Does this sequence admit a uniformly convergent subsequence on [0,1)?

Question

Let $(f_n)$ be the functions sequence difined on $[0,1],$ $$f_n(x)=x^n.$$

My question is:

Does this sequence admit a uniformly convergent subsequence on [0,1)?

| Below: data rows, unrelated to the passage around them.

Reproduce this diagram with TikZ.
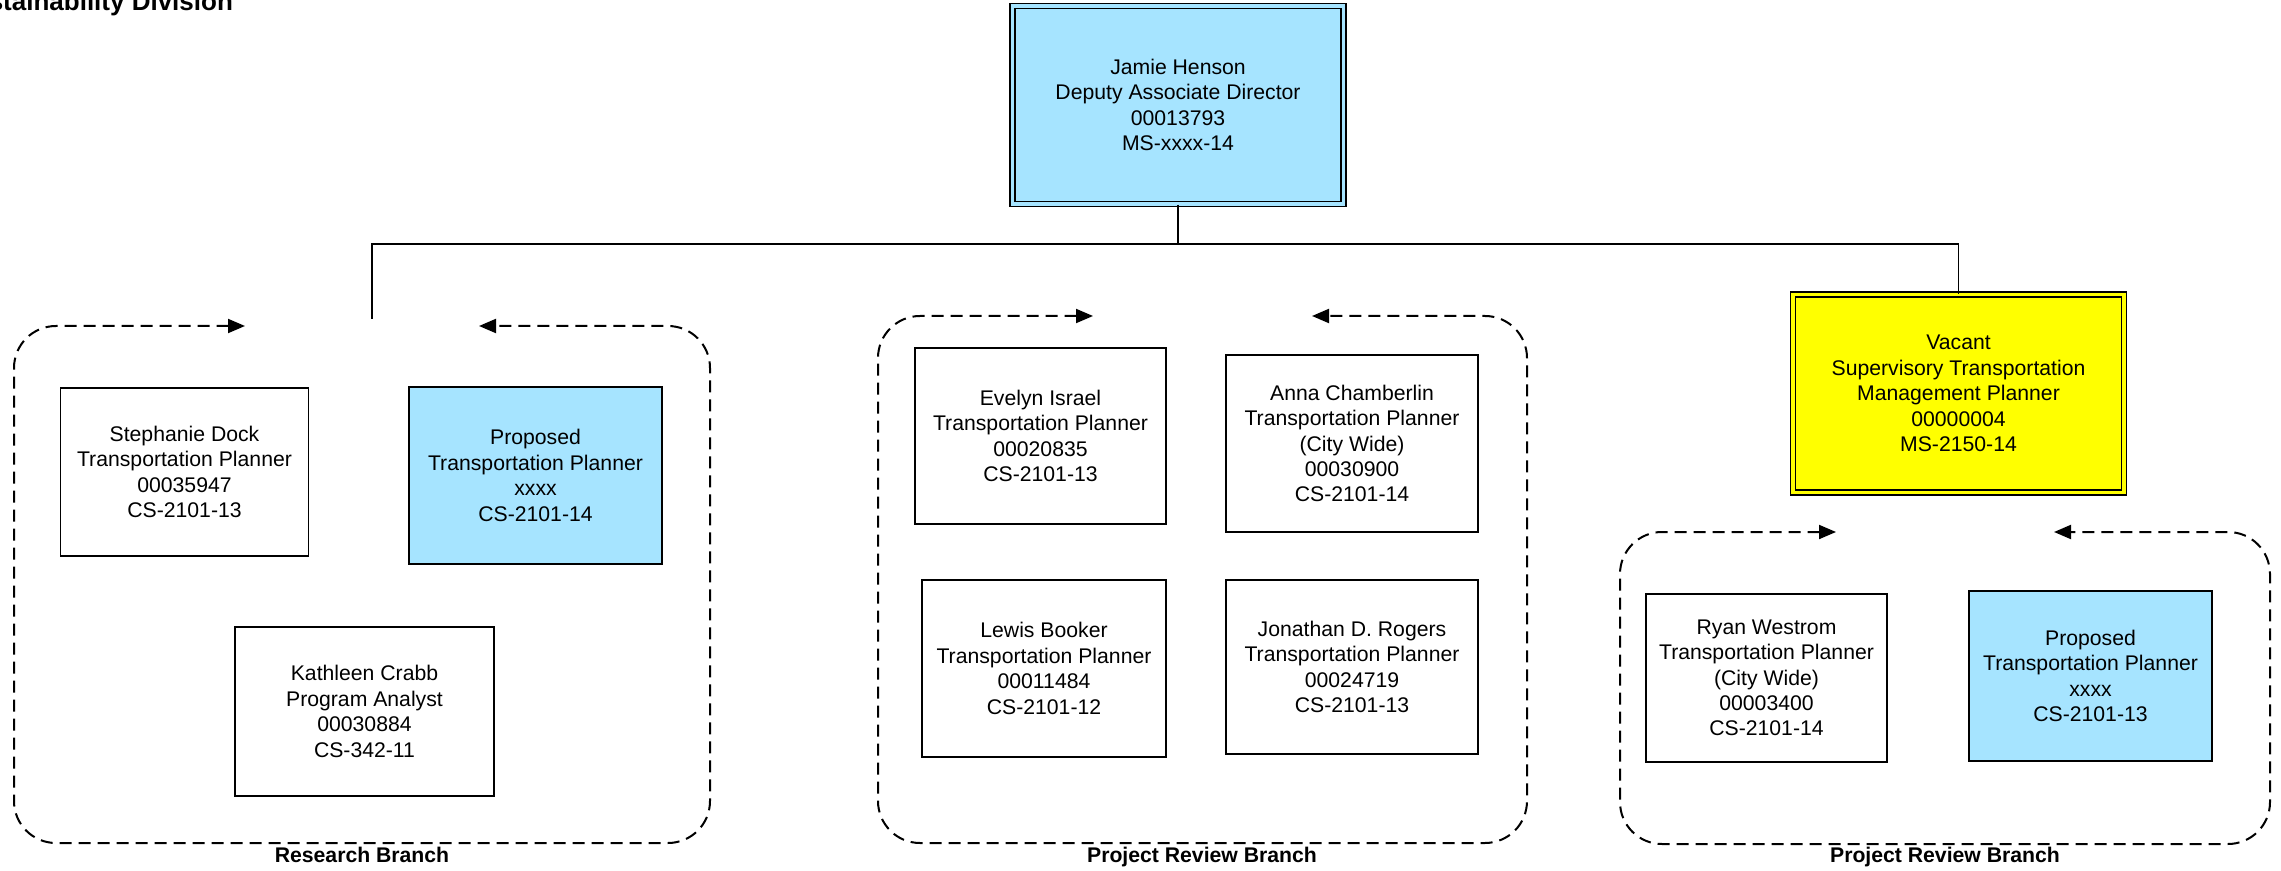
\documentclass[tikz,border=0pt]{standalone}
\usepackage{fontspec}
\setmainfont{Liberation Sans}
\usepackage{tikz}
\usetikzlibrary{arrows.meta, positioning}
\definecolor{propblue}{RGB}{166,228,255}
\definecolor{vacyellow}{RGB}{255,255,0}

\begin{document}
\begin{tikzpicture}[
    x=0.5pt, y=-0.5pt,
    postbox/.style={draw, line width=0.9pt, fill=white, minimum width=124pt,
                    minimum height=86pt, inner sep=0pt, align=center,
                    font=\fontsize{10.6}{12.7}\selectfont},
    proposedbox/.style={postbox, fill=propblue},
    leadbox/.style={postbox, line width=0.7pt, double distance=1.8pt,
                    minimum width=165.5pt, minimum height=99pt},
    branchframe/.style={dash pattern=on 6pt off 3.5pt, line width=1pt,
                        rounded corners=21pt,
                        {Triangle[length=8.5pt, width=7pt]}-{Triangle[length=8.5pt, width=7pt]}},
    branchlabel/.style={font=\fontsize{10.6}{12.7}\selectfont\bfseries, anchor=base},
    headline/.style={font=\fontsize{13}{15}\selectfont\bfseries},
    link/.style={line width=0.8pt},
  ]
    \useasboundingbox (0,0) rectangle (2281,871);

    % Division title (cut at the page edge)
    \node[headline, anchor=base east] (division) at (240,11) {stainability Division};

    % Deputy associate director
    \node[leadbox, fill=propblue, double=propblue] (henson) at (1178,105) {Jamie Henson\\
      Deputy Associate Director\\00013793\\MS-xxxx-14};

    % Supervisor (vacant)
    \node[leadbox, fill=vacyellow, double=vacyellow] (vacant) at (1958.5,393.5) {Vacant\\
      Supervisory Transportation\\Management Planner\\00000004\\MS-2150-14};

    % Research Branch
    \node[postbox, minimum height=84pt] (dock) at (184.5,472) {Stephanie Dock\\
      Transportation Planner\\00035947\\CS-2101-13};
    \node[proposedbox, minimum width=126.5pt, minimum height=88.5pt] (propres) at (535.5,475.5) {Proposed\\
      Transportation Planner\\xxxx\\CS-2101-14};
    \node[postbox, minimum width=129.5pt, minimum height=84.5pt] (crabb) at (364.5,711.5) {Kathleen Crabb\\
      Program Analyst\\00030884\\CS-342-11};

    % Project Review Branch
    \node[postbox, minimum width=125.5pt, minimum height=88pt] (israel) at (1040.5,436) {Evelyn Israel\\
      Transportation Planner\\00020835\\CS-2101-13};
    \node[postbox, minimum width=126pt, minimum height=88.5pt] (chamberlin) at (1352,443.5) {Anna Chamberlin\\
      Transportation Planner\\(City Wide)\\00030900\\CS-2101-14};
    \node[postbox, minimum width=122pt, minimum height=88.5pt] (booker) at (1044,668.5) {Lewis Booker\\
      Transportation Planner\\00011484\\CS-2101-12};
    \node[postbox, minimum width=126pt, minimum height=87pt] (rogers) at (1352,667) {Jonathan D. Rogers\\
      Transportation Planner\\00024719\\CS-2101-13};

    % Project Review Branch (under supervisor)
    \node[postbox, minimum width=120.5pt, minimum height=84pt] (westrom) at (1766.5,678) {Ryan Westrom\\
      Transportation Planner\\(City Wide)\\00003400\\CS-2101-14};
    \node[proposedbox, minimum width=121.5pt, minimum height=85pt] (propprj) at (2090.5,676) {Proposed\\
      Transportation Planner\\xxxx\\CS-2101-13};

    % Branch frames
    \coordinate (res-in) at (245,326);   \coordinate (res-out) at (479,326);
    \coordinate (res-sw) at (14,843);    \coordinate (res-ne) at (710,326);
    \draw[branchframe] (res-in) -| (res-sw) -| (res-ne) -- (res-out);

    \coordinate (prj-in) at (1093,316);  \coordinate (prj-out) at (1312,316);
    \coordinate (prj-sw) at (878,843);   \coordinate (prj-ne) at (1527,316);
    \draw[branchframe] (prj-in) -| (prj-sw) -| (prj-ne) -- (prj-out);

    \coordinate (sup-in) at (1836,532);  \coordinate (sup-out) at (2054,532);
    \coordinate (sup-sw) at (1620,844);  \coordinate (sup-ne) at (2270,532);
    \draw[branchframe] (sup-in) -| (sup-sw) -| (sup-ne) -- (sup-out);

    \node[branchlabel] (reslabel) at (362,862) {Research Branch};
    \node[branchlabel] (prjlabel) at (1202,862) {Project Review Branch};
    \node[branchlabel] (suplabel) at (1945,862) {Project Review Branch};

    % Reporting lines
    \coordinate (bus) at (1178,244);
    \coordinate (res-drop) at (372,319);
    \draw[link] (henson.south) -- (bus) -| (res-drop);
    \draw[link] (bus) -| (vacant.north);
\end{tikzpicture}
\end{document}
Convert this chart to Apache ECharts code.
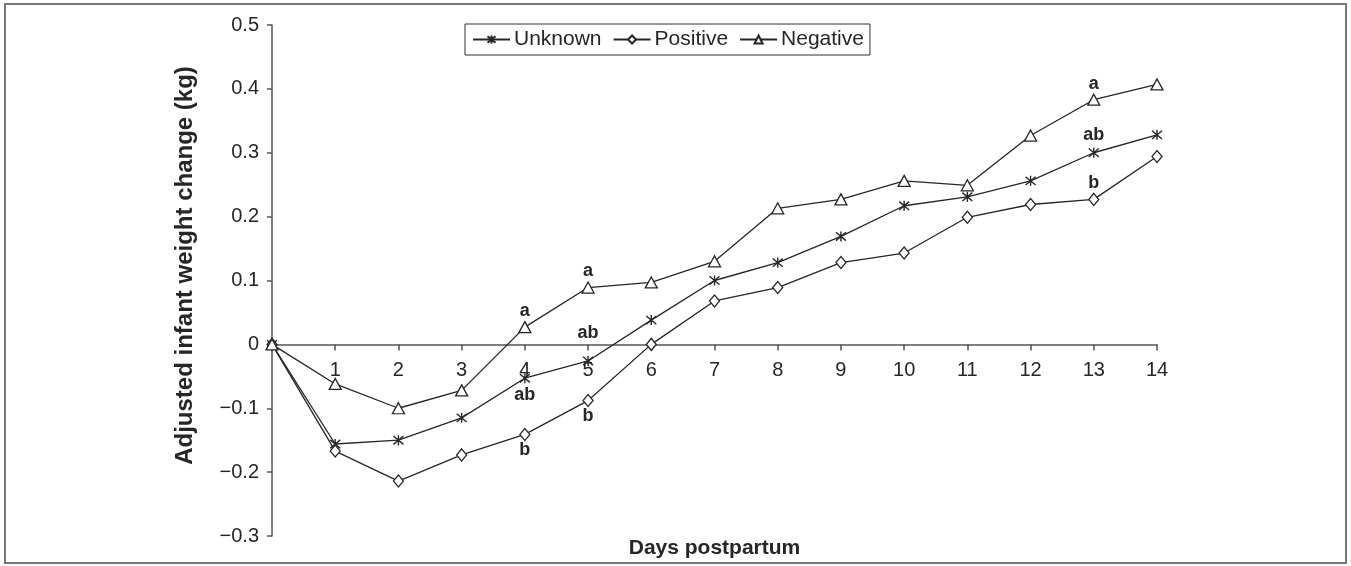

Can any one help me on this question?

Answer 1

Use this property to show that sequence is not uniformly convergent is$${\rm lim}\ [{\rm sup}\ \{ | f_n(x)-f(x)|\ :\ x\in S\ \}]=1$$, where $S$ is the non zero value interval of the function.

Answer 2

There are two ways:

• Without Arzela-Ascoli: the uniform limit of a subsequence is a pointwise limit. The only possibility is the function which vanishes on $[0,1)$ and takes the value $1$ at $1$. But this function is not continuous. A uniform limit of continuous functions is continuous, hence no subsequence can be uniformly convergent.
• With Arzela-Ascoli: clearly, $\left\lvert f_n(x)\right\rvert\leqslant 1$ for any $n$ and any $x$, so the only thing which can fail is equi-continuity. For any $\delta$ and any $n\gt 1/\delta$, $$\left\lvert f_n(1)-f_n\left(1-\delta\right) \right\rvert=1-\left(1 -\delta\right)^n \geqslant 1-\left(1 -\frac 1n\right)^n $$
  hence $$\sup_{\left\lvert x-y\right\rvert\lt\delta } \left\lvert f_n(x)-f_n\left(y\right) \right\rvert \geqslant 1-\left(1 -\frac 1n\right)^n $$ so that $$\sup_n \sup_{\left\lvert x-y\right\rvert\lt\delta } \left\lvert f_n(x)-f_n\left(y\right) \right\rvert \geqslant 1-e^{-1}\gt 0.$$